This 25-member organization helps keep police officers on the street patrolling neighborhoods and protecting the citizenry.
On average, these volunteers save the citizens of Hazelwood around $301,000 a year by donating 10,000 to 12,000 hours of their time on a yearly basis. “We came up with this figure by taking the average per hour cost of a police officer or department staff person and multiplying it by the number of hours provided by our volunteers, which symbolizes the amount of money we saved for the City,” said Police Chief Carl Wolf.
Wolf goes on to say that his department’s VIPS is a tremendous asset to the organization, as well as to the City. “Under the police department’s management, they will do anything in the City that anybody asks them to do. Our volunteers help set things up for municipal court, work in the records room, shred papers, and take cars to be fixed and brought back. They also take radios out of the squad cars to be repaired and then re-install them, and help out in the jail area. So everything that a police officer or someone in the department would have to do, which keeps them off the streets, our volunteers step in and handle these tasks,” he added.
Nationwide, more than 38,000 volunteers work within more than 700 police departments as part of Volunteers in Police Services (VIPS). The Hazelwood Police Department began its VIPS unit in 1996. Six years later, Sgt. Don Routh, Hazelwood’s Neighborhood Action Team (N.A.T.) Supervisor, took the helm and started managing this special volunteer group up ’til now. In 2008, the Hazelwood Police Department VIPS received the “Outstanding Volunteer Unit” award from the IACP/SAIC for its efforts the year before. And, last year, the group was featured in Volunteers in Focus, a major publication produced by the national Volunteers in Police Service Program.
“We’re very proud of our department’s volunteers because they all do it for the right reason, which is to help the City of Hazelwood,” said Sgt. Routh. “They do everything ranging from coordinating school D.A.R.E. program graduations to providing traffic control at City-sponsored events, and organizing Neighborhood Watch programs to manning the St. Louis Mills police substation. This volunteer support allows more of our police officers to be out in the community instead of being chained to a desk doing paperwork.”

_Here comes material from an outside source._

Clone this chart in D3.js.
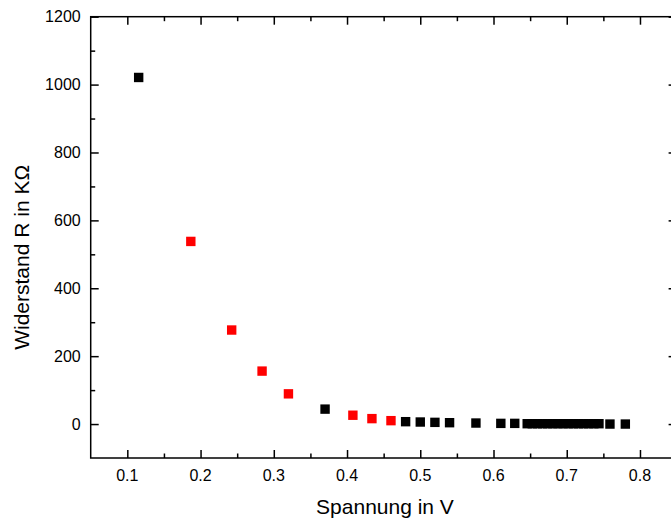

The Hazelwood Police Department’s VIPS unit has had a positive impact on reducing the City’s crime rate. “There’s no doubt that our department’s VIPS has allowed us to keep more police officers on the street. Hazelwood’s crime rate from 2008 to 2009 went down 17 percent which, in part, can be attributed to the backup support provided by our dedicated volunteers,” noted Wolf.
In 2010, Sgt. Routh started a new statewide organization called Missouri Volunteers in Police Services (MoVIPS) to help police departments start their own volunteer units. Administered through the Missouri Police Chiefs Association Charitable Foundation, its goal is to adopt training standards and provide information on state legislation and liability issues.